A verdade é que hoje não há desculpa para não adotar uma dieta 100 % à base de plantas. Está mais fácil do que nunca: hoje temos informação na palma da nossa mão e precisamos redirecionar o tempo que gastamos espalhando fake news — e enchendo o cérebro de abobrinhas — para algo que realmente faz diferença.
Eu concordo com diversos filósofos longotermistas quando dizem que todos nós somos responsáveis pelo futuro do planeta. Todas as nossas atitudes têm impacto nas gerações futuras, e não estamos falando apenas dos nossos filhos ou netos: trata-se de 150, 200, 500 anos — e até mais. William MacAskill, um dos principais nomes do longotermismo e cofundador do Effective Altruism, fez uma analogia que me marcou profundamente sobre a idade da humanidade em relação a uma vida humana:
“Estamos no início do que pode ser um futuro muito longo para a humanidade e, se pensarmos em toda a história humana como uma única vida, estamos apenas com alguns meses de idade nessa escala. Isso significa que nossas ações hoje têm consequências que vão muito além do nosso futuro imediato, afetando gerações centenas ou até milhares de anos à frente.”
Ou seja, a humanidade ainda pode viver por muito mais tempo do que imaginamos, mas, se continuarmos a nos preocupar apenas com o hoje e colocarmos o futuro nas costas de seres imaginários que nem sequer existem, como este planeta será digno — ou mesmo existirá — para que as próximas gerações possam viver?
Será que não chegou a hora de ir além das queixas sobre frio e calor e, de fato, mudar nossas atitudes individuais?
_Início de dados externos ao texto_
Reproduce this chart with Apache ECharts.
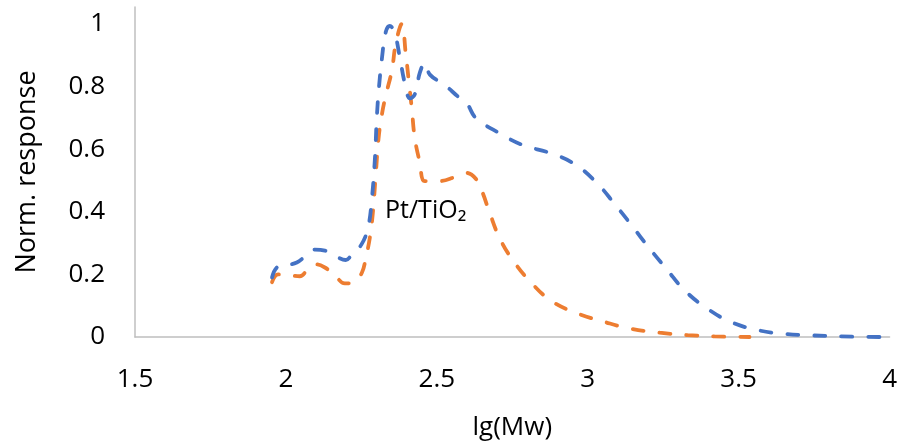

Será que não é o momento de abandonar a narrativa do “eu que trabalho, o dinheiro é meu e faço o que quiser com ele”, justamente porque suas compras, suas atitudes, suas escolhas — até mesmo o que, ou quem, você come — impactam diretamente não só as pessoas ao seu redor, mas também aquelas em outros países (longe de você) e até mesmo aqueles ainda nem nasceram?